--- Task prompt ---
Check each line of the listing below for the string "with", and copy the ones that have it.

--- Dataset content ---
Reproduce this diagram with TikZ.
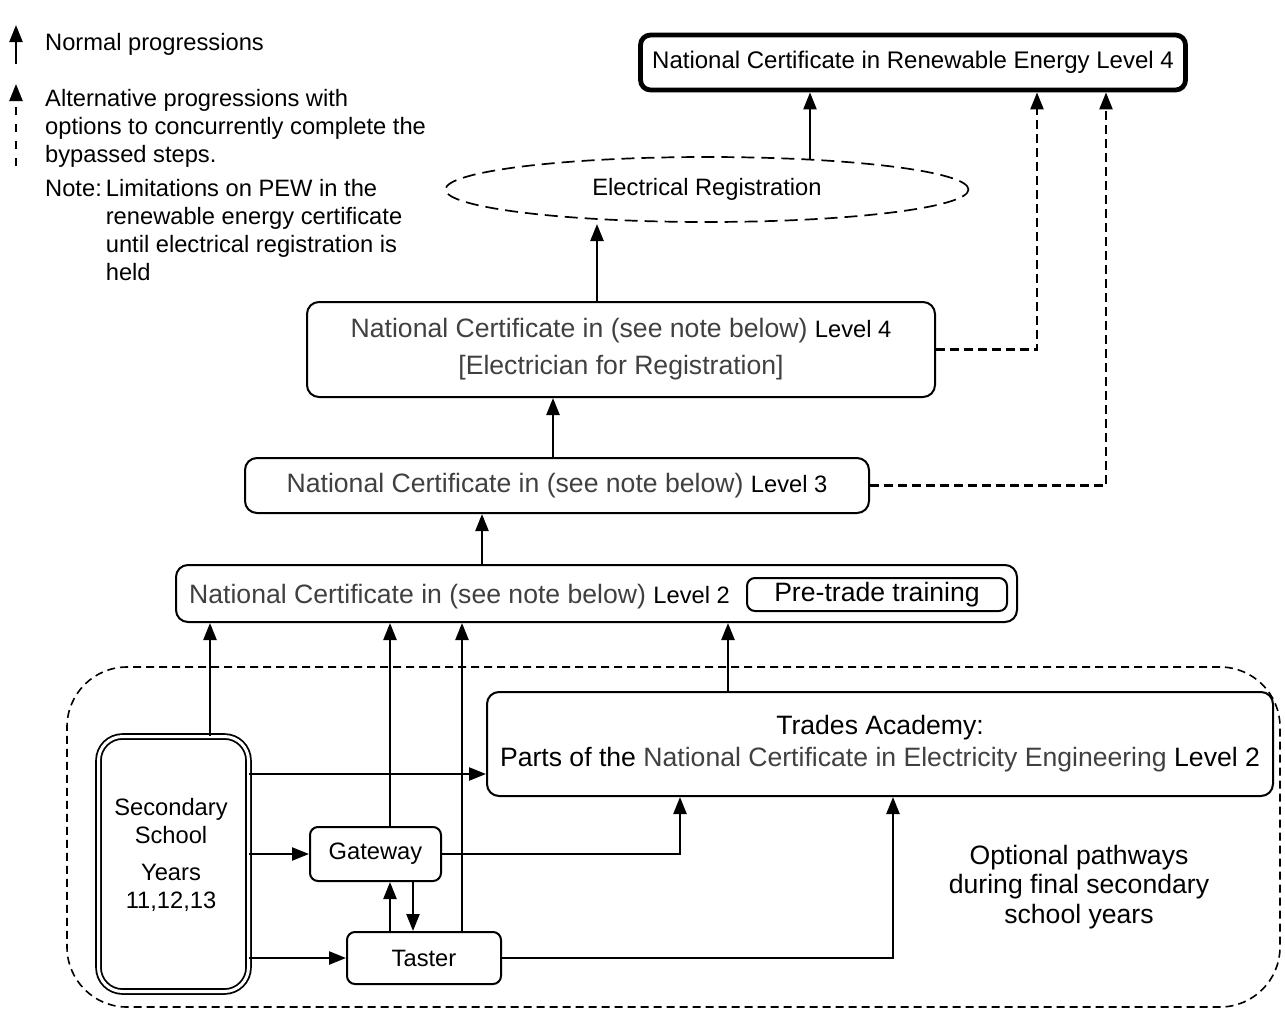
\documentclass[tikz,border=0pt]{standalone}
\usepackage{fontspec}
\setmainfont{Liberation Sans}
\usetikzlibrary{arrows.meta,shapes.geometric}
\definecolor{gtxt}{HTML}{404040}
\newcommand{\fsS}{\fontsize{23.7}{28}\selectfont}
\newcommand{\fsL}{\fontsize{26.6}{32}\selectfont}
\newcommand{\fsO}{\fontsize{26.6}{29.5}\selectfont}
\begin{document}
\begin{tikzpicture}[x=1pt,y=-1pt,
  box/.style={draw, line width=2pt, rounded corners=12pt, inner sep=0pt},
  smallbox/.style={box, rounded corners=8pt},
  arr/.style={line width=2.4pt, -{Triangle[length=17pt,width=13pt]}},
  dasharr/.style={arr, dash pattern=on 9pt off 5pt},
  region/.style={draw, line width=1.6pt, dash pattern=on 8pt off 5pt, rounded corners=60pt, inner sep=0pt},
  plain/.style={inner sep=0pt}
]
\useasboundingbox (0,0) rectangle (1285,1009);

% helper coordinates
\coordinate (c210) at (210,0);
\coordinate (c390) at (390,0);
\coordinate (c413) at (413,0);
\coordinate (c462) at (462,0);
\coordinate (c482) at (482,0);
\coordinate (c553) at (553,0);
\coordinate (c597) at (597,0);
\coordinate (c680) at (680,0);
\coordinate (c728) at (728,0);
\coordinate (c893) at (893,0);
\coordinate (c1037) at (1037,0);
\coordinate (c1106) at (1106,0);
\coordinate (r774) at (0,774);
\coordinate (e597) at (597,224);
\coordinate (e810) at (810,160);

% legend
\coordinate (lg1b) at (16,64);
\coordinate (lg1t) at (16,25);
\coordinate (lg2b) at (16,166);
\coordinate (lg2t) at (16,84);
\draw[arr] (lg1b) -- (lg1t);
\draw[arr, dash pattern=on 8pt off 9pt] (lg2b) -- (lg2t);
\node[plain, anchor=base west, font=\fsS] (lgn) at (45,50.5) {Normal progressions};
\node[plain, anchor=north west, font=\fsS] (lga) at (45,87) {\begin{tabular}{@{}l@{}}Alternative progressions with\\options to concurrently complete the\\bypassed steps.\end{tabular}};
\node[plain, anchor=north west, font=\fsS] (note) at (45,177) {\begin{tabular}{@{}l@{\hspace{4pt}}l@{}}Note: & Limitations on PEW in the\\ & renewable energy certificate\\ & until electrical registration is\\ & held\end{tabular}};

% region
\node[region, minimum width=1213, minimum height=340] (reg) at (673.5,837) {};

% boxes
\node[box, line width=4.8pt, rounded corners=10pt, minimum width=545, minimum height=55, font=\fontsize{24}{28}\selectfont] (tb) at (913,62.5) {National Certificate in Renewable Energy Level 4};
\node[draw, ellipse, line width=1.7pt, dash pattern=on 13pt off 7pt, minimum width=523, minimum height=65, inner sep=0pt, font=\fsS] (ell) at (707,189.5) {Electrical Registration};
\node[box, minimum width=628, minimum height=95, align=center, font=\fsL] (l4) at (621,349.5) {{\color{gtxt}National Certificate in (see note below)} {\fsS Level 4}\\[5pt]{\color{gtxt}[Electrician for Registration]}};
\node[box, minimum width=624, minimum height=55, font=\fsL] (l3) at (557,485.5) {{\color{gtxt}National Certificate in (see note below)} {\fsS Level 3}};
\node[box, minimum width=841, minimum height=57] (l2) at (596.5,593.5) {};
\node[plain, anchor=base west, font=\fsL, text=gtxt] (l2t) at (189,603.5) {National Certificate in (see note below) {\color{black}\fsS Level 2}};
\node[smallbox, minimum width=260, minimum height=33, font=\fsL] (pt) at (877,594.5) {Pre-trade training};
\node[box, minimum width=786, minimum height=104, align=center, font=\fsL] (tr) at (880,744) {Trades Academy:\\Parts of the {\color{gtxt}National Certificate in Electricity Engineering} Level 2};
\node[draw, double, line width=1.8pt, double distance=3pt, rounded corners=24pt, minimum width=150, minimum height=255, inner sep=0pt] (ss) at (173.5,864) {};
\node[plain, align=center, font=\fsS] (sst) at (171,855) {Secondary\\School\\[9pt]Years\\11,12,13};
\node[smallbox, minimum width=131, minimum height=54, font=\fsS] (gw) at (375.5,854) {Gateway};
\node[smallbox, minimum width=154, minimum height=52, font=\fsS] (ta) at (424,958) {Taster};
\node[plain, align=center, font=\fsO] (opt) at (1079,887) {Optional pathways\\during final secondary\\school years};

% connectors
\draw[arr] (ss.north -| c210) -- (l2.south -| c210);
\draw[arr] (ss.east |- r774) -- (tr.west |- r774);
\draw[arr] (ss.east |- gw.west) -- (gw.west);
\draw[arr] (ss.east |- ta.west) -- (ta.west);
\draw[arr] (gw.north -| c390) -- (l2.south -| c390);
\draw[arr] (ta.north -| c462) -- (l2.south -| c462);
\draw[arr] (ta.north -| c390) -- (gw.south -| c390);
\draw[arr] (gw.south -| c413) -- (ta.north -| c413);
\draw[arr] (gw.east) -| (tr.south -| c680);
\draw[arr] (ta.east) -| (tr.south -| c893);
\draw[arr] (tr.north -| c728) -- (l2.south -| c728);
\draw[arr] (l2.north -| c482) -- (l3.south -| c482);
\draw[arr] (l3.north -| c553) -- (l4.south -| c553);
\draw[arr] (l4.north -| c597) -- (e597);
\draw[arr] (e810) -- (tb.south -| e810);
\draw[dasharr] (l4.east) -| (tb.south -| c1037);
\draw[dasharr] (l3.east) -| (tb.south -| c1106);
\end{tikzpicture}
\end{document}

--- Reply to the exercise ---
Reproduce this diagram with TikZ.
\node[plain, anchor=north west, font=\fsS] (lga) at (45,87) {\begin{tabular}{@{}l@{}}Alternative progressions with\\options to concurrently complete the\\bypassed steps.\end{tabular}};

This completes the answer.